How Can Sensors Help Me Track Production in Real Time?
Learn how industrial sensors help manufacturers track production in real time, reduce manual reporting delays, and improve shop-floor decisions with live dashboards.
How Can Sensors Help Me Track Production in Real Time?
A production number written at the end of the shift is useful for accounting. It is not useful when the line is already behind.
That is where industrial sensors change the work. Sensors can detect machine cycles, part movement, run time, stoppages, speed, machine status, and process conditions while production is happening. The information can flow into dashboards and alerts so the team sees the current state of the factory instead of waiting for manual updates.
For a manufacturer, real-time production tracking is not about adding screens for the sake of screens.

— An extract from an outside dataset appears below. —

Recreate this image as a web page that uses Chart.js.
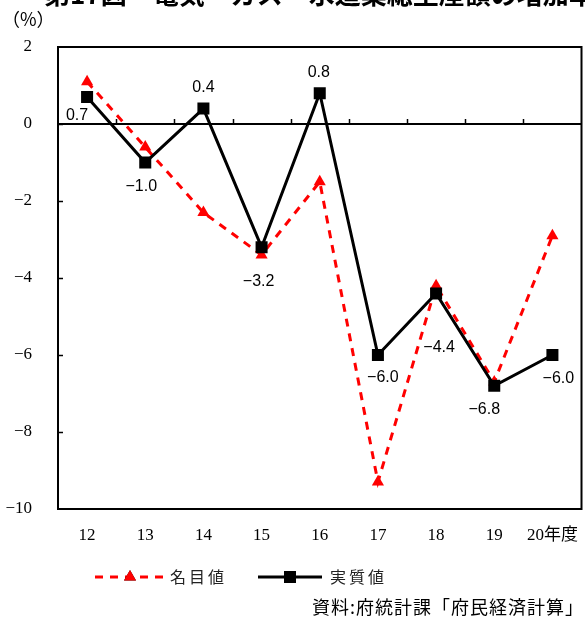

It is about shortening the gap between an event and a response.
When AICAN Optiwise is used with the right sensor setup, supervisors, operators, maintenance teams, and owners can see what is happening on the floor while there is still time to act.
What real-time tracking actually means
Real-time production tracking means production data is captured close to the moment it happens.
A sensor may count each cycle, detect whether a machine is running, identify a part passing a station, or capture a signal from the machine controller. That signal is timestamped and converted into useful operating information: current production count, machine status, downtime, expected versus actual output, line speed, or alert condition.
The important word is not only “real-time.” It is “usable.”
A factory does not need raw data flooding every screen. It needs clean signals that tell people what is happening, where attention is needed, and whether today’s plan is still achievable.
Sensors reduce delay in manual reporting
In many factories, the production truth travels slowly.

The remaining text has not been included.